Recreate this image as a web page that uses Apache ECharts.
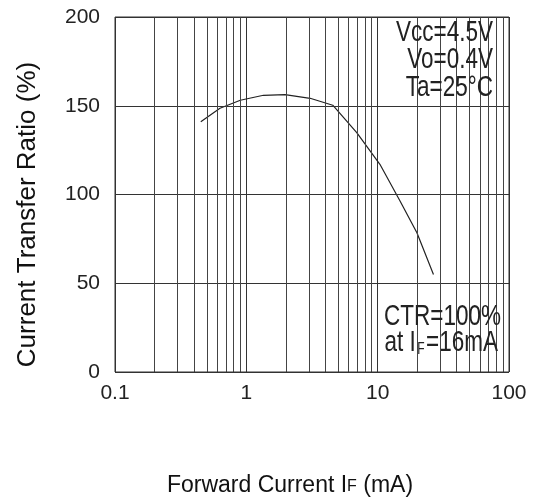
<!DOCTYPE html>
<html>
<head>
<meta charset="utf-8">
<script src="https://cdn.jsdelivr.net/npm/echarts@6/dist/echarts.min.js"></script>
<style>
  html, body { margin: 0; padding: 0; background: #fff; }
  #main { width: 533px; height: 500px; }
</style>
</head>
<body>
<div id="main"></div>
<script>
// forward current IF (mA) and current transfer ratio (%)
var ifValues = [0.45, 0.63, 0.9, 1.35, 1.97, 3.06, 4.55, 6.93, 10.4, 14.8, 19.9, 26.6];
var ctrValues = [141, 148.6, 153.1, 155.9, 156.3, 154.2, 150.3, 134.9, 117, 96.3, 78.4, 54.9];

var xTicks = [0.1, 1, 10, 100];
var yTicks = [0, 50, 100, 150, 200];
// log-grid lines between the decades
var minorLines = [0.2, 0.3, 0.4, 0.5, 0.6, 0.7, 0.8, 0.9,
                  2, 3, 4, 5, 6, 7, 8, 9,
                  20, 30, 40, 50, 60, 70, 80, 90];

var conditionLines = ['Vcc=4.5V', 'Vo=0.4V', 'Ta=25°C'];
var noteLines = ['CTR=100%', 'at I{s|F}=16mA'];

var font = 'Liberation Sans, Arial, sans-serif';
var chart = echarts.init(document.getElementById('main'));

var curveData = ifValues.map(function (x, i) { return [x, ctrValues[i]]; });

var graphics = [];
var topY = [33, 60, 87.5];
conditionLines.forEach(function (t, i) {
  graphics.push({
    type: 'text', x: 493, y: topY[i], scaleX: 0.75, z: 20,
    style: { text: t, fontSize: 30, fontFamily: font, fill: '#222',
             align: 'right', verticalAlign: 'middle' }
  });
});
var noteY = [317, 343];
var noteX = [501, 498];
noteLines.forEach(function (t, i) {
  graphics.push({
    type: 'text', x: noteX[i], y: noteY[i], scaleX: 0.75, z: 20,
    style: { text: t, fontSize: 30, fontFamily: font, fill: '#222',
             align: 'right', verticalAlign: 'middle',
             rich: { s: { fontSize: 16, fontFamily: font, fill: '#222',
                          verticalAlign: 'bottom', padding: [13, 2, 0, 2] } } }
  });
});

chart.setOption({
  animation: false,
  backgroundColor: '#fff',
  textStyle: { fontFamily: font },
  grid: {
    left: 115, right: 24, top: 17, bottom: 128,
    outerBoundsMode: 'none',
    show: true, borderColor: '#333', borderWidth: 1, z: 10
  },
  xAxis: {
    type: 'log', logBase: 10, min: 0.1, max: 100,
    name: 'Forward Current I{s|F} (mA)',
    nameLocation: 'middle', nameGap: 102,
    nameTextStyle: {
      fontSize: 23, color: '#111', fontFamily: font, padding: [0, 44, 0, 0],
      rich: { s: { fontSize: 16, color: '#111', fontFamily: font, padding: [3, 0, 0, 0] } }
    },
    axisLine: { show: false },
    axisTick: { show: false },
    axisLabel: {
      fontSize: 21, color: '#222', margin: 11,
      formatter: function (v) {
        for (var i = 0; i < xTicks.length; i++) {
          if (Math.abs(v - xTicks[i]) < 1e-9) return String(xTicks[i]);
        }
        return '';
      }
    },
    splitLine: { show: true, lineStyle: { color: '#333', width: 1 } }
  },
  yAxis: {
    type: 'value', min: yTicks[0], max: yTicks[yTicks.length - 1], interval: 50,
    z: 5,
    name: 'Current Transfer Ratio (%)',
    nameLocation: 'middle', nameGap: 74, nameRotate: 90,
    nameTextStyle: { fontSize: 26, color: '#111', fontFamily: font, padding: [0, 40, 0, 0] },
    axisLine: { show: false },
    axisTick: { show: false },
    axisLabel: { fontSize: 21, color: '#222', margin: 15 },
    splitLine: { show: true, lineStyle: { color: '#333', width: 1 } }
  },
  graphic: graphics,
  series: [
    {
      name: 'minor grid',
      type: 'line', z: 1, silent: true, data: [],
      markLine: {
        silent: true, symbol: 'none', animation: false,
        label: { show: false },
        lineStyle: { color: '#444', width: 1, type: 'solid' },
        data: minorLines.map(function (v) { return { xAxis: v }; })
      }
    },
    {
      name: 'boxes',
      type: 'line', z: 2, silent: true, data: [],
      markArea: {
        silent: true,
        itemStyle: { color: '#fff', opacity: 1 },
        data: [
          [{ xAxis: 10.25, yAxis: 150 }, { xAxis: 100, yAxis: 200 }],
          [{ xAxis: 10.25, yAxis: 0 }, { xAxis: 100, yAxis: 50 }]
        ]
      }
    },
    {
      name: 'CTR',
      type: 'line', z: 3,
      data: curveData,
      showSymbol: false,
      lineStyle: { color: '#222', width: 1.2 }
    }
  ]
});
</script>
</body>
</html>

**Task requirements**
From the top of the listing above, repeat each line exactly until you reach the line containing "var curveData = ifValues.map(function", and repeat that one too. Leave the pictures out.

**Task response**
Recreate this image as a web page that uses Apache ECharts.
<!DOCTYPE html>
<html>
<head>
<meta charset="utf-8">
<script src="https://cdn.jsdelivr.net/npm/echarts@6/dist/echarts.min.js"></script>
<style>
  html, body { margin: 0; padding: 0; background: #fff; }
  #main { width: 533px; height: 500px; }
</style>
</head>
<body>
<div id="main"></div>
<script>
// forward current IF (mA) and current transfer ratio (%)
var ifValues = [0.45, 0.63, 0.9, 1.35, 1.97, 3.06, 4.55, 6.93, 10.4, 14.8, 19.9, 26.6];
var ctrValues = [141, 148.6, 153.1, 155.9, 156.3, 154.2, 150.3, 134.9, 117, 96.3, 78.4, 54.9];

var xTicks = [0.1, 1, 10, 100];
var yTicks = [0, 50, 100, 150, 200];
// log-grid lines between the decades
var minorLines = [0.2, 0.3, 0.4, 0.5, 0.6, 0.7, 0.8, 0.9,
                  2, 3, 4, 5, 6, 7, 8, 9,
                  20, 30, 40, 50, 60, 70, 80, 90];

var conditionLines = ['Vcc=4.5V', 'Vo=0.4V', 'Ta=25°C'];
var noteLines = ['CTR=100%', 'at I{s|F}=16mA'];

var font = 'Liberation Sans, Arial, sans-serif';
var chart = echarts.init(document.getElementById('main'));

var curveData = ifValues.map(function (x, i) { return [x, ctrValues[i]]; });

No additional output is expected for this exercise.